* begin ENTRIES PROVIDED *

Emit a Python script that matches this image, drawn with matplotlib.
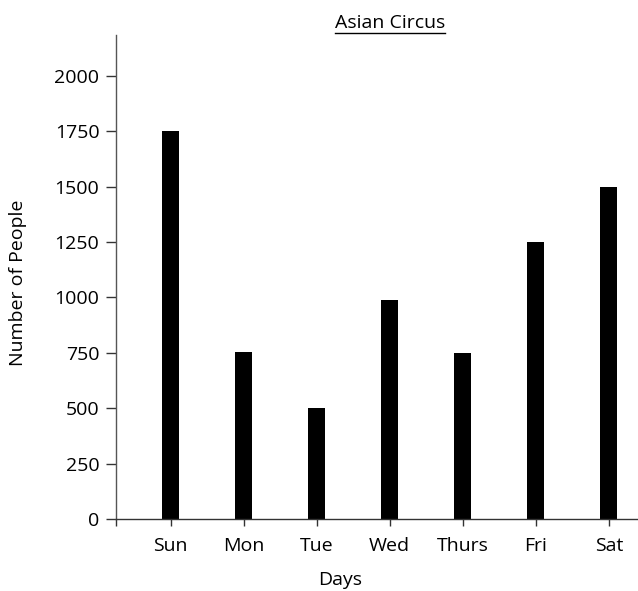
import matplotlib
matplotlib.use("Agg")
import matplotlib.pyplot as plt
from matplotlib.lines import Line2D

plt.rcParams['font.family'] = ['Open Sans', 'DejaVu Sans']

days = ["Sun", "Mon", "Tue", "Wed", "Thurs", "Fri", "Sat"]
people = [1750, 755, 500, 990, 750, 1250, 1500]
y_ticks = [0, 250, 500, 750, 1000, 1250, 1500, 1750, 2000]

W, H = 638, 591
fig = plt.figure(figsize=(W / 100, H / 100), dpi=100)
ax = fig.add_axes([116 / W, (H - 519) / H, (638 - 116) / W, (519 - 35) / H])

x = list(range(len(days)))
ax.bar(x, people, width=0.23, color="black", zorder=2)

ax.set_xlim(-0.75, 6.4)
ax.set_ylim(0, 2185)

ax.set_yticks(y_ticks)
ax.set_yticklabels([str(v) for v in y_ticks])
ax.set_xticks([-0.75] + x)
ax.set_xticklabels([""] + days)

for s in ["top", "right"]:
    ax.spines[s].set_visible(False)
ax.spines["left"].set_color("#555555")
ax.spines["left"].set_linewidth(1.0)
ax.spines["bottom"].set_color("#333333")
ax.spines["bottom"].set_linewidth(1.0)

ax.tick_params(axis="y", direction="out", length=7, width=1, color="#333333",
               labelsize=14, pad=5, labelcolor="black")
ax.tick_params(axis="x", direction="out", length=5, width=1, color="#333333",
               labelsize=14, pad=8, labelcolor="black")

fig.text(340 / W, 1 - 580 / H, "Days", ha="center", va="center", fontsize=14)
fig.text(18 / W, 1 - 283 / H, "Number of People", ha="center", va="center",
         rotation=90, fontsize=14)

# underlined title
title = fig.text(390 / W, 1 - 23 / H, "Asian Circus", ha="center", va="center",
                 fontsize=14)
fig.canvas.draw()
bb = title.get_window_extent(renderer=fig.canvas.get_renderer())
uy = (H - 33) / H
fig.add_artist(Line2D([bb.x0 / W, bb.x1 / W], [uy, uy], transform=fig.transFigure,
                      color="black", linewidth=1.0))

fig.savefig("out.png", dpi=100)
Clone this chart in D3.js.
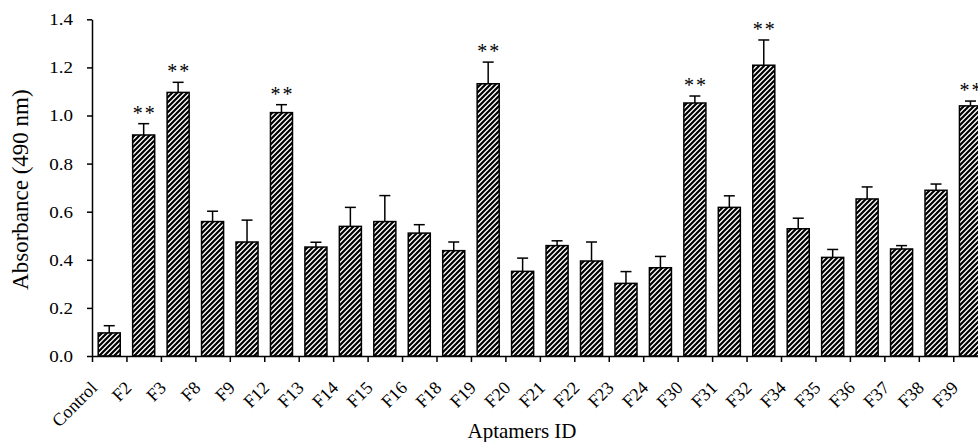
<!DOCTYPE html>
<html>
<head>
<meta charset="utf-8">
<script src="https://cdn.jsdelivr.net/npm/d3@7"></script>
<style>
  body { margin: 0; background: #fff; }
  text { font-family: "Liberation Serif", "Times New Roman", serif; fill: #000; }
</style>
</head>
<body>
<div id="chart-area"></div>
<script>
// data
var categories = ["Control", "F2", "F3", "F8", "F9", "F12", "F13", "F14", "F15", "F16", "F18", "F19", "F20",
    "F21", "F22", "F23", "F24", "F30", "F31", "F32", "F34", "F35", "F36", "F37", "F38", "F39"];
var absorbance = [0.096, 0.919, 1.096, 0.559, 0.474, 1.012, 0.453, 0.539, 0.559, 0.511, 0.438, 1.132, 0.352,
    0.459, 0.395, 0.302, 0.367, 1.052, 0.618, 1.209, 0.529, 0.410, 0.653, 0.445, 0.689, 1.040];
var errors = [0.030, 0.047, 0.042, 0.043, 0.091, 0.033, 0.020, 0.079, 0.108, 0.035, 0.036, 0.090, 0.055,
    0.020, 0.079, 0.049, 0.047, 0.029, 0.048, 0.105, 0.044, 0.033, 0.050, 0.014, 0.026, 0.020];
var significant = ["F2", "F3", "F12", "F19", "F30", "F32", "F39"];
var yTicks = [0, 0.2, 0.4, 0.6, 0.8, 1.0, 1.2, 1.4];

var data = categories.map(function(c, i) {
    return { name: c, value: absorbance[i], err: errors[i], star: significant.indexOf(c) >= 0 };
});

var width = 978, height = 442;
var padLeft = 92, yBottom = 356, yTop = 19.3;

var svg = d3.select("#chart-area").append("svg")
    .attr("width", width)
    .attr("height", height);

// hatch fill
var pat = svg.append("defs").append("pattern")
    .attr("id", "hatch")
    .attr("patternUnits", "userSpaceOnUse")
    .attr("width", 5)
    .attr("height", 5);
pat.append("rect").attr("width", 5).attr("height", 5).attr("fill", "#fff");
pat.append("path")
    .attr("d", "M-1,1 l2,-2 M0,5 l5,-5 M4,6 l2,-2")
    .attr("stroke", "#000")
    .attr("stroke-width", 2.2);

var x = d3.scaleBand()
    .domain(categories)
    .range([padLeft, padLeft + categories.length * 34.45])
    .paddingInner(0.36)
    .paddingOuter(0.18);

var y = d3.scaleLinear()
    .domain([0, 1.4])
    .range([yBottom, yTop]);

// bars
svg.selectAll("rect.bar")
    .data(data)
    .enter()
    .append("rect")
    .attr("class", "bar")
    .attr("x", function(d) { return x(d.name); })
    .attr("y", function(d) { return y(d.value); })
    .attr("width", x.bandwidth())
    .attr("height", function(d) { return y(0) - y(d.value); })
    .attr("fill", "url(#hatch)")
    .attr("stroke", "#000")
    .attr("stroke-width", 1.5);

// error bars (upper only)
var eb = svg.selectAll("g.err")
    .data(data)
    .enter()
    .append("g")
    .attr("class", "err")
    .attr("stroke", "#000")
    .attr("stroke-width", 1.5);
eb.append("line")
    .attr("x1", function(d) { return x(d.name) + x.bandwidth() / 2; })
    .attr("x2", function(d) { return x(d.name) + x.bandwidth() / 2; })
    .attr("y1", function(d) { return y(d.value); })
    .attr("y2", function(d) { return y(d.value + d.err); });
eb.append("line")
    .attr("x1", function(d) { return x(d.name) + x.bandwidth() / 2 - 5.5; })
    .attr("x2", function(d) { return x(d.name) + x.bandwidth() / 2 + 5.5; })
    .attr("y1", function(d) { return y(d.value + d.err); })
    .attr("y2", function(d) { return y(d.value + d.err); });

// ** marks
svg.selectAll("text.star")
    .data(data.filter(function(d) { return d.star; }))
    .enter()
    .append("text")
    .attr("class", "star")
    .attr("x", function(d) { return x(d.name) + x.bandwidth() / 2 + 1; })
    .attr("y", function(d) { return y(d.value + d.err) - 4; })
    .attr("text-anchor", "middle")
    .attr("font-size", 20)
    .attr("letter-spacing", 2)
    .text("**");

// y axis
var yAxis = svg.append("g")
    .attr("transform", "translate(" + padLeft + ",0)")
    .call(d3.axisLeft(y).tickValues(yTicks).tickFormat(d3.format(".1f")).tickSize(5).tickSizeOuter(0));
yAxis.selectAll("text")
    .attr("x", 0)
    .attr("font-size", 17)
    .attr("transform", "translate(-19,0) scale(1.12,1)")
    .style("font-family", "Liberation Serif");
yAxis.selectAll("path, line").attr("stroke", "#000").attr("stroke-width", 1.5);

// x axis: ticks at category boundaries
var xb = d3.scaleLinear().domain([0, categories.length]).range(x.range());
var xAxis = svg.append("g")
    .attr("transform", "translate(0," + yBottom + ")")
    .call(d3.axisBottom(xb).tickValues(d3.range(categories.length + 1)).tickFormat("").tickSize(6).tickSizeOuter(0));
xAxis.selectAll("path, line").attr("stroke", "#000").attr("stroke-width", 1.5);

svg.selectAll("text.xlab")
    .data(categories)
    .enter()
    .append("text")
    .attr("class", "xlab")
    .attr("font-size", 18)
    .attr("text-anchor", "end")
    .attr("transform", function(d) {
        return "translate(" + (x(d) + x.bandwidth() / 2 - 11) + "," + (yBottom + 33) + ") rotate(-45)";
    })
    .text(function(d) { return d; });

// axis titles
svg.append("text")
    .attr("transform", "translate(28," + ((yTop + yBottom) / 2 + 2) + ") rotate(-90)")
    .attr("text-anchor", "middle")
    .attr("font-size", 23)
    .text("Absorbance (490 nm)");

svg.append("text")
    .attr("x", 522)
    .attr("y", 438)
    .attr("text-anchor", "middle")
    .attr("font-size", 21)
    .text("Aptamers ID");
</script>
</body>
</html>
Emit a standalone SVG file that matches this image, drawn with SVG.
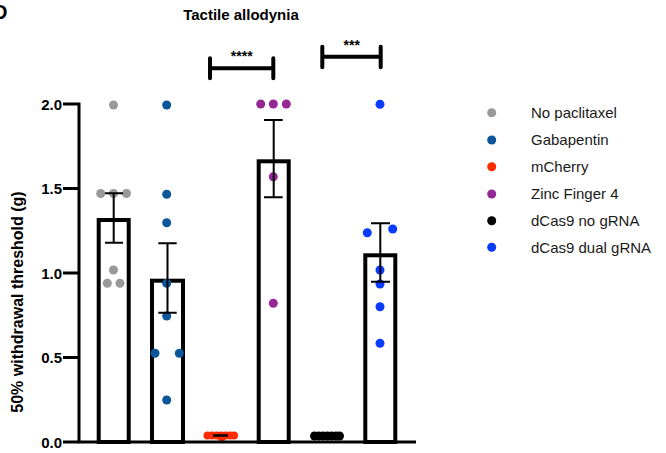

* end ENTRIES PROVIDED *

▶ [YOUR GOAL] Up to and including the line containing "y_ticks = [0, 250, 500, 750, 1000, 1250, 1500, 1750, 2000]", repeat every line from the start of the data, but none of the pictures.

▶ [TASK SOLUTION]
Emit a Python script that matches this image, drawn with matplotlib.
import matplotlib
matplotlib.use("Agg")
import matplotlib.pyplot as plt
from matplotlib.lines import Line2D

plt.rcParams['font.family'] = ['Open Sans', 'DejaVu Sans']

days = ["Sun", "Mon", "Tue", "Wed", "Thurs", "Fri", "Sat"]
people = [1750, 755, 500, 990, 750, 1250, 1500]
y_ticks = [0, 250, 500, 750, 1000, 1250, 1500, 1750, 2000]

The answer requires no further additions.